> [EXERCISE REQUIREMENTS] Repeat the data that follows, word for word, without the images.

— Begin AVAILABLE DATA —

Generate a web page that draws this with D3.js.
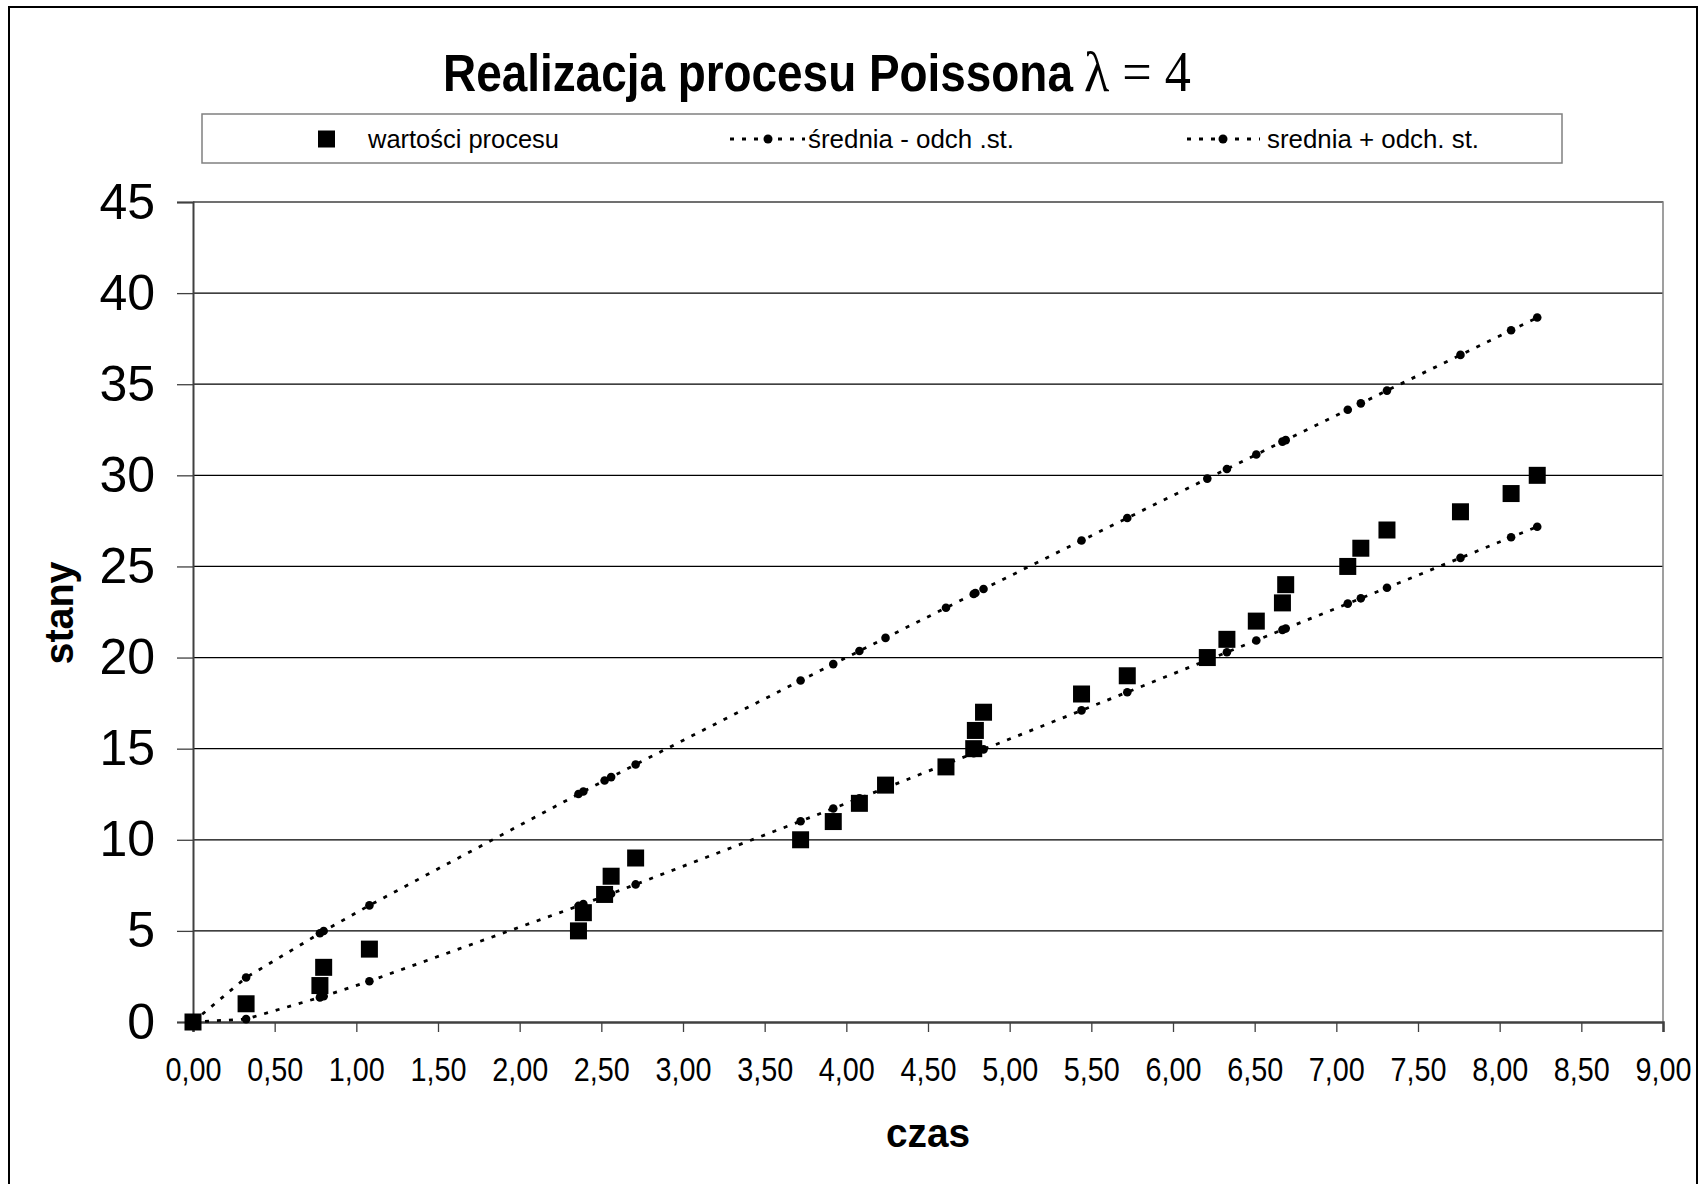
<!DOCTYPE html>
<html>
<head>
<meta charset="utf-8">
<script src="https://cdn.jsdelivr.net/npm/d3@7"></script>
<style>
  html, body { margin: 0; padding: 0; background: #fff; }
  svg { display: block; font-family: "Liberation Sans", Arial, sans-serif; }
</style>
</head>
<body>
<svg id="chart" width="1701" height="1184"></svg>
<script>
// ---- data ----
const times = [0.00, 0.325, 0.777, 0.80, 1.08, 2.36, 2.39, 2.52, 2.56, 2.71, 3.72, 3.92, 4.08, 4.24, 4.61, 4.78, 4.79, 4.84, 5.44, 5.72, 6.21, 6.33, 6.51, 6.67, 6.69, 7.07, 7.15, 7.31, 7.76, 8.07, 8.23];
const processValues = [0, 1, 2, 3, 4, 5, 6, 7, 8, 9, 10, 11, 12, 13, 14, 15, 16, 17, 18, 19, 20, 21, 22, 23, 24, 25, 26, 27, 28, 29, 30];
const meanMinusSd = [0, 0.16, 1.35, 1.41, 2.24, 6.37, 6.47, 6.91, 7.04, 7.55, 11.02, 11.72, 12.28, 12.84, 14.15, 14.75, 14.78, 14.96, 17.10, 18.10, 19.86, 20.29, 20.94, 21.52, 21.59, 22.96, 23.25, 23.83, 25.47, 26.60, 27.18];
const meanPlusSd = [0, 2.44, 4.87, 4.99, 6.40, 12.51, 12.65, 13.25, 13.44, 14.13, 18.74, 19.64, 20.36, 21.08, 22.73, 23.49, 23.54, 23.76, 26.42, 27.66, 29.82, 30.35, 31.14, 31.85, 31.93, 33.60, 33.95, 34.65, 36.61, 37.96, 38.66];
const xTicks = [0, 0.5, 1, 1.5, 2, 2.5, 3, 3.5, 4, 4.5, 5, 5.5, 6, 6.5, 7, 7.5, 8, 8.5, 9];
const yTicks = [0, 5, 10, 15, 20, 25, 30, 35, 40, 45];
const titleMain = "Realizacja procesu Poissona";
const titleLambda = "\u03BB = 4";
const legendLabels = ["wartości procesu", "średnia - odch .st.", "srednia + odch. st."];
const xTitle = "czas";
const yTitle = "stany";

// ---- layout ----
const svg = d3.select("#chart");
const plot = { left: 193, right: 1663, top: 202, bottom: 1022 };

const x = d3.scaleLinear().domain([0, 9]).range([plot.left, plot.right]);
const y = d3.scaleLinear().domain([0, 45]).range([plot.bottom, plot.top]);

// outer frame
svg.append("rect")
  .attr("x", 9).attr("y", 7).attr("width", 1688).attr("height", 1200)
  .attr("fill", "#fff").attr("stroke", "#000").attr("stroke-width", 2);

// title (single text element, horizontally condensed)
const tScale = 0.9;
const title = svg.append("text")
  .attr("transform", `translate(443,91) scale(${tScale},1)`)
  .attr("fill", "#000");
title.append("tspan")
  .attr("x", 0)
  .attr("font-weight", "bold").attr("font-size", 51)
  .text(titleMain);
title.append("tspan")
  .attr("x", (1084 - 443) / tScale)
  .attr("font-size", 58)
  .attr("font-family", "'Liberation Serif', 'Times New Roman', serif")
  .text(titleLambda);

// legend
const lg = svg.append("g");
lg.append("rect")
  .attr("x", 202).attr("y", 114).attr("width", 1360).attr("height", 49)
  .attr("fill", "#fff").attr("stroke", "#808080").attr("stroke-width", 1.5);
const legendY = 139;
lg.append("rect")
  .attr("x", 318).attr("y", legendY - 8.5).attr("width", 17).attr("height", 17)
  .attr("fill", "#000");
lg.append("text").attr("x", 368).attr("y", legendY + 9)
  .attr("font-size", 26).attr("textLength", 191).attr("lengthAdjust", "spacingAndGlyphs")
  .text(legendLabels[0]);
[[730, 805, 768, 808, legendLabels[1], 206], [1187, 1260, 1223, 1267, legendLabels[2], 212]].forEach(d => {
  lg.append("line")
    .attr("x1", d[0]).attr("x2", d[1]).attr("y1", legendY).attr("y2", legendY)
    .attr("stroke", "#000").attr("stroke-width", 2.8)
    .attr("stroke-dasharray", "4,8");
  lg.append("circle").attr("cx", d[2]).attr("cy", legendY).attr("r", 4.5).attr("fill", "#000");
  lg.append("text").attr("x", d[3]).attr("y", legendY + 9)
    .attr("font-size", 26).attr("textLength", d[5]).attr("lengthAdjust", "spacingAndGlyphs")
    .text(d[4]);
});

// gridlines
svg.append("g")
  .selectAll("line")
  .data(yTicks.filter(v => v > 0))
  .join("line")
  .attr("x1", plot.left).attr("x2", plot.right)
  .attr("y1", d => y(d)).attr("y2", d => y(d))
  .attr("stroke", "#000").attr("stroke-width", 1.3);

// plot area border (top/right gray)
svg.append("path")
  .attr("d", `M${plot.left},${plot.top}H${plot.right}V${plot.bottom}`)
  .attr("fill", "none").attr("stroke", "#808080").attr("stroke-width", 1.5);

// y axis
const yAxis = d3.axisLeft(y).tickValues(yTicks).tickSize(16).tickPadding(22)
  .tickFormat(d3.format("d"));
const gy = svg.append("g").attr("transform", `translate(${plot.left},0)`).call(yAxis);
gy.select(".domain").attr("stroke", "#404040").attr("stroke-width", 2);
gy.selectAll(".tick line").attr("stroke", "#404040").attr("stroke-width", 1.3);
gy.selectAll(".tick text")
  .attr("font-size", 50).attr("fill", "#000")
  .attr("font-family", "'Liberation Sans', Arial, sans-serif");

// x axis
const fmtX = d => d3.format(".2f")(d).replace(".", ",");
const xAxis = d3.axisBottom(x).tickValues(xTicks).tickSize(10).tickPadding(26)
  .tickFormat(fmtX);
const gx = svg.append("g").attr("transform", `translate(0,${plot.bottom})`).call(xAxis);
gx.select(".domain").attr("stroke", "#404040").attr("stroke-width", 2.5);
gx.selectAll(".tick line").attr("stroke", "#404040").attr("stroke-width", 1.3);
gx.selectAll(".tick text")
  .attr("font-size", 33).attr("fill", "#000")
  .attr("textLength", 56).attr("lengthAdjust", "spacingAndGlyphs")
  .attr("font-family", "'Liberation Sans', Arial, sans-serif");

// axis titles
svg.append("text")
  .attr("x", 928).attr("y", 1147)
  .attr("text-anchor", "middle").attr("font-weight", "bold").attr("font-size", 40)
  .attr("textLength", 84).attr("lengthAdjust", "spacingAndGlyphs")
  .text(xTitle);
svg.append("text")
  .attr("transform", "translate(73,613) rotate(-90)")
  .attr("text-anchor", "middle").attr("font-weight", "bold").attr("font-size", 40)
  .attr("textLength", 103).attr("lengthAdjust", "spacingAndGlyphs")
  .text(yTitle);

// series
const lineGen = d3.line().x(d => x(d[0])).y(d => y(d[1]));
[meanMinusSd, meanPlusSd].forEach(vals => {
  const pts = times.map((t, i) => [t, vals[i]]);
  svg.append("path")
    .attr("d", lineGen(pts))
    .attr("fill", "none").attr("stroke", "#000").attr("stroke-width", 2.8)
    .attr("stroke-dasharray", "4,8");
  svg.append("g").selectAll("circle")
    .data(pts.slice(1))
    .join("circle")
    .attr("cx", d => x(d[0])).attr("cy", d => y(d[1])).attr("r", 4.3)
    .attr("fill", "#000");
});

const sq = 17;
svg.append("g").selectAll("rect")
  .data(times.map((t, i) => [t, processValues[i]]))
  .join("rect")
  .attr("x", d => x(d[0]) - sq / 2).attr("y", d => y(d[1]) - sq / 2)
  .attr("width", sq).attr("height", sq)
  .attr("fill", "#000");
</script>
</body>
</html>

— End AVAILABLE DATA —

> [TASK ANSWER]
Generate a web page that draws this with D3.js.
<!DOCTYPE html>
<html>
<head>
<meta charset="utf-8">
<script src="https://cdn.jsdelivr.net/npm/d3@7"></script>
<style>
  html, body { margin: 0; padding: 0; background: #fff; }
  svg { display: block; font-family: "Liberation Sans", Arial, sans-serif; }
</style>
</head>
<body>
<svg id="chart" width="1701" height="1184"></svg>
<script>
// ---- data ----
const times = [0.00, 0.325, 0.777, 0.80, 1.08, 2.36, 2.39, 2.52, 2.56, 2.71, 3.72, 3.92, 4.08, 4.24, 4.61, 4.78, 4.79, 4.84, 5.44, 5.72, 6.21, 6.33, 6.51, 6.67, 6.69, 7.07, 7.15, 7.31, 7.76, 8.07, 8.23];
const processValues = [0, 1, 2, 3, 4, 5, 6, 7, 8, 9, 10, 11, 12, 13, 14, 15, 16, 17, 18, 19, 20, 21, 22, 23, 24, 25, 26, 27, 28, 29, 30];
const meanMinusSd = [0, 0.16, 1.35, 1.41, 2.24, 6.37, 6.47, 6.91, 7.04, 7.55, 11.02, 11.72, 12.28, 12.84, 14.15, 14.75, 14.78, 14.96, 17.10, 18.10, 19.86, 20.29, 20.94, 21.52, 21.59, 22.96, 23.25, 23.83, 25.47, 26.60, 27.18];
const meanPlusSd = [0, 2.44, 4.87, 4.99, 6.40, 12.51, 12.65, 13.25, 13.44, 14.13, 18.74, 19.64, 20.36, 21.08, 22.73, 23.49, 23.54, 23.76, 26.42, 27.66, 29.82, 30.35, 31.14, 31.85, 31.93, 33.60, 33.95, 34.65, 36.61, 37.96, 38.66];
const xTicks = [0, 0.5, 1, 1.5, 2, 2.5, 3, 3.5, 4, 4.5, 5, 5.5, 6, 6.5, 7, 7.5, 8, 8.5, 9];
const yTicks = [0, 5, 10, 15, 20, 25, 30, 35, 40, 45];
const titleMain = "Realizacja procesu Poissona";
const titleLambda = "\u03BB = 4";
const legendLabels = ["wartości procesu", "średnia - odch .st.", "srednia + odch. st."];
const xTitle = "czas";
const yTitle = "stany";

// ---- layout ----
const svg = d3.select("#chart");
const plot = { left: 193, right: 1663, top: 202, bottom: 1022 };

const x = d3.scaleLinear().domain([0, 9]).range([plot.left, plot.right]);
const y = d3.scaleLinear().domain([0, 45]).range([plot.bottom, plot.top]);

// outer frame
svg.append("rect")
  .attr("x", 9).attr("y", 7).attr("width", 1688).attr("height", 1200)
  .attr("fill", "#fff").attr("stroke", "#000").attr("stroke-width", 2);

// title (single text element, horizontally condensed)
const tScale = 0.9;
const title = svg.append("text")
  .attr("transform", `translate(443,91) scale(${tScale},1)`)
  .attr("fill", "#000");
title.append("tspan")
  .attr("x", 0)
  .attr("font-weight", "bold").attr("font-size", 51)
  .text(titleMain);
title.append("tspan")
  .attr("x", (1084 - 443) / tScale)
  .attr("font-size", 58)
  .attr("font-family", "'Liberation Serif', 'Times New Roman', serif")
  .text(titleLambda);

// legend
const lg = svg.append("g");
lg.append("rect")
  .attr("x", 202).attr("y", 114).attr("width", 1360).attr("height", 49)
  .attr("fill", "#fff").attr("stroke", "#808080").attr("stroke-width", 1.5);
const legendY = 139;
lg.append("rect")
  .attr("x", 318).attr("y", legendY - 8.5).attr("width", 17).attr("height", 17)
  .attr("fill", "#000");
lg.append("text").attr("x", 368).attr("y", legendY + 9)
  .attr("font-size", 26).attr("textLength", 191).attr("lengthAdjust", "spacingAndGlyphs")
  .text(legendLabels[0]);
[[730, 805, 768, 808, legendLabels[1], 206], [1187, 1260, 1223, 1267, legendLabels[2], 212]].forEach(d => {
  lg.append("line")
    .attr("x1", d[0]).attr("x2", d[1]).attr("y1", legendY).attr("y2", legendY)
    .attr("stroke", "#000").attr("stroke-width", 2.8)
    .attr("stroke-dasharray", "4,8");
  lg.append("circle").attr("cx", d[2]).attr("cy", legendY).attr("r", 4.5).attr("fill", "#000");
  lg.append("text").attr("x", d[3]).attr("y", legendY + 9)
    .attr("font-size", 26).attr("textLength", d[5]).attr("lengthAdjust", "spacingAndGlyphs")
    .text(d[4]);
});

// gridlines
svg.append("g")
  .selectAll("line")
  .data(yTicks.filter(v => v > 0))
  .join("line")
  .attr("x1", plot.left).attr("x2", plot.right)
  .attr("y1", d => y(d)).attr("y2", d => y(d))
  .attr("stroke", "#000").attr("stroke-width", 1.3);

// plot area border (top/right gray)
svg.append("path")
  .attr("d", `M${plot.left},${plot.top}H${plot.right}V${plot.bottom}`)
  .attr("fill", "none").attr("stroke", "#808080").attr("stroke-width", 1.5);

// y axis
const yAxis = d3.axisLeft(y).tickValues(yTicks).tickSize(16).tickPadding(22)
  .tickFormat(d3.format("d"));
const gy = svg.append("g").attr("transform", `translate(${plot.left},0)`).call(yAxis);
gy.select(".domain").attr("stroke", "#404040").attr("stroke-width", 2);
gy.selectAll(".tick line").attr("stroke", "#404040").attr("stroke-width", 1.3);
gy.selectAll(".tick text")
  .attr("font-size", 50).attr("fill", "#000")
  .attr("font-family", "'Liberation Sans', Arial, sans-serif");

// x axis
const fmtX = d => d3.format(".2f")(d).replace(".", ",");
const xAxis = d3.axisBottom(x).tickValues(xTicks).tickSize(10).tickPadding(26)
  .tickFormat(fmtX);
const gx = svg.append("g").attr("transform", `translate(0,${plot.bottom})`).call(xAxis);
gx.select(".domain").attr("stroke", "#404040").attr("stroke-width", 2.5);
gx.selectAll(".tick line").attr("stroke", "#404040").attr("stroke-width", 1.3);
gx.selectAll(".tick text")
  .attr("font-size", 33).attr("fill", "#000")
  .attr("textLength", 56).attr("lengthAdjust", "spacingAndGlyphs")
  .attr("font-family", "'Liberation Sans', Arial, sans-serif");

// axis titles
svg.append("text")
  .attr("x", 928).attr("y", 1147)
  .attr("text-anchor", "middle").attr("font-weight", "bold").attr("font-size", 40)
  .attr("textLength", 84).attr("lengthAdjust", "spacingAndGlyphs")
  .text(xTitle);
svg.append("text")
  .attr("transform", "translate(73,613) rotate(-90)")
  .attr("text-anchor", "middle").attr("font-weight", "bold").attr("font-size", 40)
  .attr("textLength", 103).attr("lengthAdjust", "spacingAndGlyphs")
  .text(yTitle);

// series
const lineGen = d3.line().x(d => x(d[0])).y(d => y(d[1]));
[meanMinusSd, meanPlusSd].forEach(vals => {
  const pts = times.map((t, i) => [t, vals[i]]);
  svg.append("path")
    .attr("d", lineGen(pts))
    .attr("fill", "none").attr("stroke", "#000").attr("stroke-width", 2.8)
    .attr("stroke-dasharray", "4,8");
  svg.append("g").selectAll("circle")
    .data(pts.slice(1))
    .join("circle")
    .attr("cx", d => x(d[0])).attr("cy", d => y(d[1])).attr("r", 4.3)
    .attr("fill", "#000");
});

const sq = 17;
svg.append("g").selectAll("rect")
  .data(times.map((t, i) => [t, processValues[i]]))
  .join("rect")
  .attr("x", d => x(d[0]) - sq / 2).attr("y", d => y(d[1]) - sq / 2)
  .attr("width", sq).attr("height", sq)
  .attr("fill", "#000");
</script>
</body>
</html>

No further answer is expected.